── Input records

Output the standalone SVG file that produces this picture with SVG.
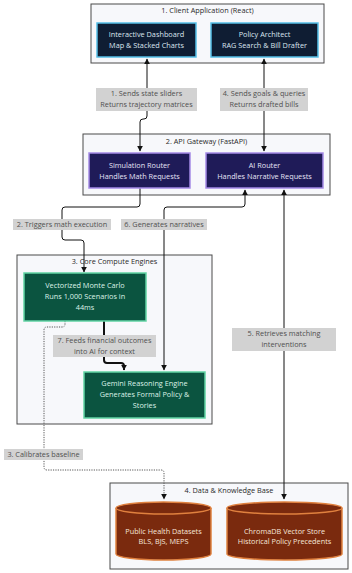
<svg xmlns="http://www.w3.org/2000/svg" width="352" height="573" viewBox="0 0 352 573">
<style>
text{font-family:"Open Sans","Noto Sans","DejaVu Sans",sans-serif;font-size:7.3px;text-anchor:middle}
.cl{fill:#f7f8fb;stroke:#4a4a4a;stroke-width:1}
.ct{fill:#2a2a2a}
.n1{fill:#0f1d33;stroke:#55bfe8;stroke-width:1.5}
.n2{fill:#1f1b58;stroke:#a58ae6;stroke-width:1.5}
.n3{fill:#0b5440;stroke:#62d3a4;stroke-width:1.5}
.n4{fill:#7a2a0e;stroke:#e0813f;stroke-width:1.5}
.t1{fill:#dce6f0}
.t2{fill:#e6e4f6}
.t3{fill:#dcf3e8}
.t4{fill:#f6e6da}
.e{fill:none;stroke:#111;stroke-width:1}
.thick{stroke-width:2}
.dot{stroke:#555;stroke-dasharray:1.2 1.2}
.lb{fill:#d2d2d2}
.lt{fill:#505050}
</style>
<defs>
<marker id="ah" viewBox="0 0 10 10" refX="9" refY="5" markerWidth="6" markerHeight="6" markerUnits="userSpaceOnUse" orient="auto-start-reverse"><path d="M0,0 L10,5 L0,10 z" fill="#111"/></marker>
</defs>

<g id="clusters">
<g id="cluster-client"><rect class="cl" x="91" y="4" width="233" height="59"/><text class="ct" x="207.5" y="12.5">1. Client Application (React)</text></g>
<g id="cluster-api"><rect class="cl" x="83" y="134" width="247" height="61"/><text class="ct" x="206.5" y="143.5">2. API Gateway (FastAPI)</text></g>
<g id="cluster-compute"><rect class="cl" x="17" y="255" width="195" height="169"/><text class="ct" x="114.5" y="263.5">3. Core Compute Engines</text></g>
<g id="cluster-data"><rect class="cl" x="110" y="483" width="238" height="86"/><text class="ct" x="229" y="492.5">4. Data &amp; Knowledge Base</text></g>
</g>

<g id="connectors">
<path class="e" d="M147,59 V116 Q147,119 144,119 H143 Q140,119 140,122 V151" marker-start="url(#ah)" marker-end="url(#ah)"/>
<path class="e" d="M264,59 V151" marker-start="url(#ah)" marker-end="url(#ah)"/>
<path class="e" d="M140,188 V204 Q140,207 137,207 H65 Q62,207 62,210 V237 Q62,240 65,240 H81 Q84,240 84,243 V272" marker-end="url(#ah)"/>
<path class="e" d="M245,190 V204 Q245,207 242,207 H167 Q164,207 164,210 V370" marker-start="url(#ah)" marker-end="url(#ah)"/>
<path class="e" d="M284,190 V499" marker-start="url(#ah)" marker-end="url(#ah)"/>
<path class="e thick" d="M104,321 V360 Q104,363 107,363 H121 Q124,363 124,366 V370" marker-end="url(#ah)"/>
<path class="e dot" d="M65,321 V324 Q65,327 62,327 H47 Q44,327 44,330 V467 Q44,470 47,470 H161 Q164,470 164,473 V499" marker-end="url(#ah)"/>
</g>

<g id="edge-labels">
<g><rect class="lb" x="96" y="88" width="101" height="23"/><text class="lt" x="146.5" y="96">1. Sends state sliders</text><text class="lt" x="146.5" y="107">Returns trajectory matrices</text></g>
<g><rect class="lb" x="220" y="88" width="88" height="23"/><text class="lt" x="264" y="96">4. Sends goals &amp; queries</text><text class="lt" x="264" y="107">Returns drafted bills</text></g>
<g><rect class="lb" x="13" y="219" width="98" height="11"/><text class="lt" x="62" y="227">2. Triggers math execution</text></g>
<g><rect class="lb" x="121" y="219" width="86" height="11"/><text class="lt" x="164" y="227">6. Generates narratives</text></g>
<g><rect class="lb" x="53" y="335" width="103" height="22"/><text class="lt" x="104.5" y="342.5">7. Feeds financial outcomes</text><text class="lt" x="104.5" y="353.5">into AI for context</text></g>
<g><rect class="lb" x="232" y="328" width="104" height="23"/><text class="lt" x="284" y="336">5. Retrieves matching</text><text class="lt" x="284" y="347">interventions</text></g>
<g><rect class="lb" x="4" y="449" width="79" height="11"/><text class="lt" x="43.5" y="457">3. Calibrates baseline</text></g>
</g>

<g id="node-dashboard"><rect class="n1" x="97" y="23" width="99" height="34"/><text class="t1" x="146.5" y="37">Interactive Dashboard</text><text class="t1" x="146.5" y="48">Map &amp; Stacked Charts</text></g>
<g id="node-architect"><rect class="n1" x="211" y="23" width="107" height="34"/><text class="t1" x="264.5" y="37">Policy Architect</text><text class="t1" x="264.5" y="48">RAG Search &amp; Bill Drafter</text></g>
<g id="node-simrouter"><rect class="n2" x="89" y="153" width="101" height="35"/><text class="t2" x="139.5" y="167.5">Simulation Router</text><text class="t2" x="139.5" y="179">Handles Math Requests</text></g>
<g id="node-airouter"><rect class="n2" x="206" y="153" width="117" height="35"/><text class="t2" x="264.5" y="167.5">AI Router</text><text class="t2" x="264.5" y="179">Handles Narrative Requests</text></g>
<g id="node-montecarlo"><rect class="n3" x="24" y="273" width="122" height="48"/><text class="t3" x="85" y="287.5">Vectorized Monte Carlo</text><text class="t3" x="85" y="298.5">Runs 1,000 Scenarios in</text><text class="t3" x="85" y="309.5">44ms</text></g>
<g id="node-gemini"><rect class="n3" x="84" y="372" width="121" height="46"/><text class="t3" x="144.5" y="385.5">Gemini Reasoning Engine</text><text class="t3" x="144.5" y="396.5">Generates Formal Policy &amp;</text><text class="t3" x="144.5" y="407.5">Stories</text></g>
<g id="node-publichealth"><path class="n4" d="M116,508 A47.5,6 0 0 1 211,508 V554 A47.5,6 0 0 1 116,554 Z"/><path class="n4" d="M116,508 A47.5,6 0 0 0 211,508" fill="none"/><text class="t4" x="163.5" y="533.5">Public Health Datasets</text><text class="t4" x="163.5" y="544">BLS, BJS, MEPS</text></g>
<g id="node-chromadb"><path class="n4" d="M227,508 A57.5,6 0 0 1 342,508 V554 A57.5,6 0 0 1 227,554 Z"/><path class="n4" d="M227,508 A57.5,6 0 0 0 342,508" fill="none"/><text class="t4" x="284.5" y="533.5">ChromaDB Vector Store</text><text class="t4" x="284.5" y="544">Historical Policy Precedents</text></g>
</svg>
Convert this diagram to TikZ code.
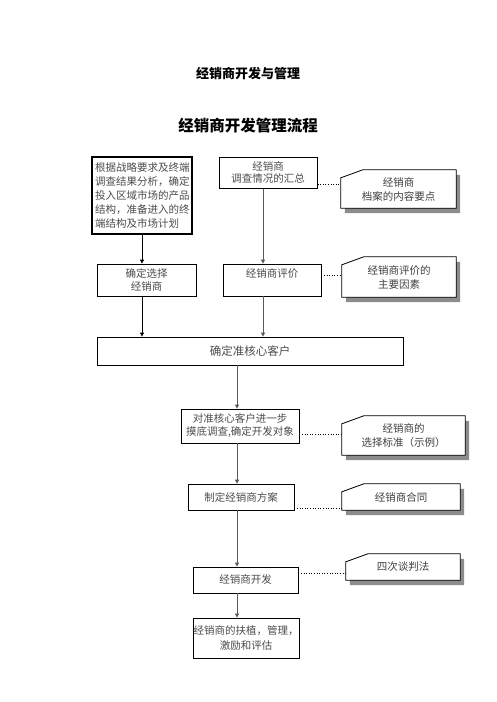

────

▸ **Written exercise**: The pictures in the entries should be left out; output everything else exactly.

▸ **Solved problem**:
Output the standalone SVG file that produces this picture with SVG.
<svg xmlns="http://www.w3.org/2000/svg" width="352" height="573" viewBox="0 0 352 573">
<style>
text{font-family:"Open Sans","Noto Sans","DejaVu Sans",sans-serif;font-size:7.3px;text-anchor:middle}
.cl{fill:#f7f8fb;stroke:#4a4a4a;stroke-width:1}
.ct{fill:#2a2a2a}
.n1{fill:#0f1d33;stroke:#55bfe8;stroke-width:1.5}
.n2{fill:#1f1b58;stroke:#a58ae6;stroke-width:1.5}
.n3{fill:#0b5440;stroke:#62d3a4;stroke-width:1.5}
.n4{fill:#7a2a0e;stroke:#e0813f;stroke-width:1.5}
.t1{fill:#dce6f0}
.t2{fill:#e6e4f6}
.t3{fill:#dcf3e8}
.t4{fill:#f6e6da}
.e{fill:none;stroke:#111;stroke-width:1}
.thick{stroke-width:2}
.dot{stroke:#555;stroke-dasharray:1.2 1.2}
.lb{fill:#d2d2d2}
.lt{fill:#505050}
</style>
<defs>
<marker id="ah" viewBox="0 0 10 10" refX="9" refY="5" markerWidth="6" markerHeight="6" markerUnits="userSpaceOnUse" orient="auto-start-reverse"><path d="M0,0 L10,5 L0,10 z" fill="#111"/></marker>
</defs>

<g id="clusters">
<g id="cluster-client"><rect class="cl" x="91" y="4" width="233" height="59"/><text class="ct" x="207.5" y="12.5">1. Client Application (React)</text></g>
<g id="cluster-api"><rect class="cl" x="83" y="134" width="247" height="61"/><text class="ct" x="206.5" y="143.5">2. API Gateway (FastAPI)</text></g>
<g id="cluster-compute"><rect class="cl" x="17" y="255" width="195" height="169"/><text class="ct" x="114.5" y="263.5">3. Core Compute Engines</text></g>
<g id="cluster-data"><rect class="cl" x="110" y="483" width="238" height="86"/><text class="ct" x="229" y="492.5">4. Data &amp; Knowledge Base</text></g>
</g>

<g id="connectors">
<path class="e" d="M147,59 V116 Q147,119 144,119 H143 Q140,119 140,122 V151" marker-start="url(#ah)" marker-end="url(#ah)"/>
<path class="e" d="M264,59 V151" marker-start="url(#ah)" marker-end="url(#ah)"/>
<path class="e" d="M140,188 V204 Q140,207 137,207 H65 Q62,207 62,210 V237 Q62,240 65,240 H81 Q84,240 84,243 V272" marker-end="url(#ah)"/>
<path class="e" d="M245,190 V204 Q245,207 242,207 H167 Q164,207 164,210 V370" marker-start="url(#ah)" marker-end="url(#ah)"/>
<path class="e" d="M284,190 V499" marker-start="url(#ah)" marker-end="url(#ah)"/>
<path class="e thick" d="M104,321 V360 Q104,363 107,363 H121 Q124,363 124,366 V370" marker-end="url(#ah)"/>
<path class="e dot" d="M65,321 V324 Q65,327 62,327 H47 Q44,327 44,330 V467 Q44,470 47,470 H161 Q164,470 164,473 V499" marker-end="url(#ah)"/>
</g>

<g id="edge-labels">
<g><rect class="lb" x="96" y="88" width="101" height="23"/><text class="lt" x="146.5" y="96">1. Sends state sliders</text><text class="lt" x="146.5" y="107">Returns trajectory matrices</text></g>
<g><rect class="lb" x="220" y="88" width="88" height="23"/><text class="lt" x="264" y="96">4. Sends goals &amp; queries</text><text class="lt" x="264" y="107">Returns drafted bills</text></g>
<g><rect class="lb" x="13" y="219" width="98" height="11"/><text class="lt" x="62" y="227">2. Triggers math execution</text></g>
<g><rect class="lb" x="121" y="219" width="86" height="11"/><text class="lt" x="164" y="227">6. Generates narratives</text></g>
<g><rect class="lb" x="53" y="335" width="103" height="22"/><text class="lt" x="104.5" y="342.5">7. Feeds financial outcomes</text><text class="lt" x="104.5" y="353.5">into AI for context</text></g>
<g><rect class="lb" x="232" y="328" width="104" height="23"/><text class="lt" x="284" y="336">5. Retrieves matching</text><text class="lt" x="284" y="347">interventions</text></g>
<g><rect class="lb" x="4" y="449" width="79" height="11"/><text class="lt" x="43.5" y="457">3. Calibrates baseline</text></g>
</g>

<g id="node-dashboard"><rect class="n1" x="97" y="23" width="99" height="34"/><text class="t1" x="146.5" y="37">Interactive Dashboard</text><text class="t1" x="146.5" y="48">Map &amp; Stacked Charts</text></g>
<g id="node-architect"><rect class="n1" x="211" y="23" width="107" height="34"/><text class="t1" x="264.5" y="37">Policy Architect</text><text class="t1" x="264.5" y="48">RAG Search &amp; Bill Drafter</text></g>
<g id="node-simrouter"><rect class="n2" x="89" y="153" width="101" height="35"/><text class="t2" x="139.5" y="167.5">Simulation Router</text><text class="t2" x="139.5" y="179">Handles Math Requests</text></g>
<g id="node-airouter"><rect class="n2" x="206" y="153" width="117" height="35"/><text class="t2" x="264.5" y="167.5">AI Router</text><text class="t2" x="264.5" y="179">Handles Narrative Requests</text></g>
<g id="node-montecarlo"><rect class="n3" x="24" y="273" width="122" height="48"/><text class="t3" x="85" y="287.5">Vectorized Monte Carlo</text><text class="t3" x="85" y="298.5">Runs 1,000 Scenarios in</text><text class="t3" x="85" y="309.5">44ms</text></g>
<g id="node-gemini"><rect class="n3" x="84" y="372" width="121" height="46"/><text class="t3" x="144.5" y="385.5">Gemini Reasoning Engine</text><text class="t3" x="144.5" y="396.5">Generates Formal Policy &amp;</text><text class="t3" x="144.5" y="407.5">Stories</text></g>
<g id="node-publichealth"><path class="n4" d="M116,508 A47.5,6 0 0 1 211,508 V554 A47.5,6 0 0 1 116,554 Z"/><path class="n4" d="M116,508 A47.5,6 0 0 0 211,508" fill="none"/><text class="t4" x="163.5" y="533.5">Public Health Datasets</text><text class="t4" x="163.5" y="544">BLS, BJS, MEPS</text></g>
<g id="node-chromadb"><path class="n4" d="M227,508 A57.5,6 0 0 1 342,508 V554 A57.5,6 0 0 1 227,554 Z"/><path class="n4" d="M227,508 A57.5,6 0 0 0 342,508" fill="none"/><text class="t4" x="284.5" y="533.5">ChromaDB Vector Store</text><text class="t4" x="284.5" y="544">Historical Policy Precedents</text></g>
</svg>
Convert this diagram to TikZ code.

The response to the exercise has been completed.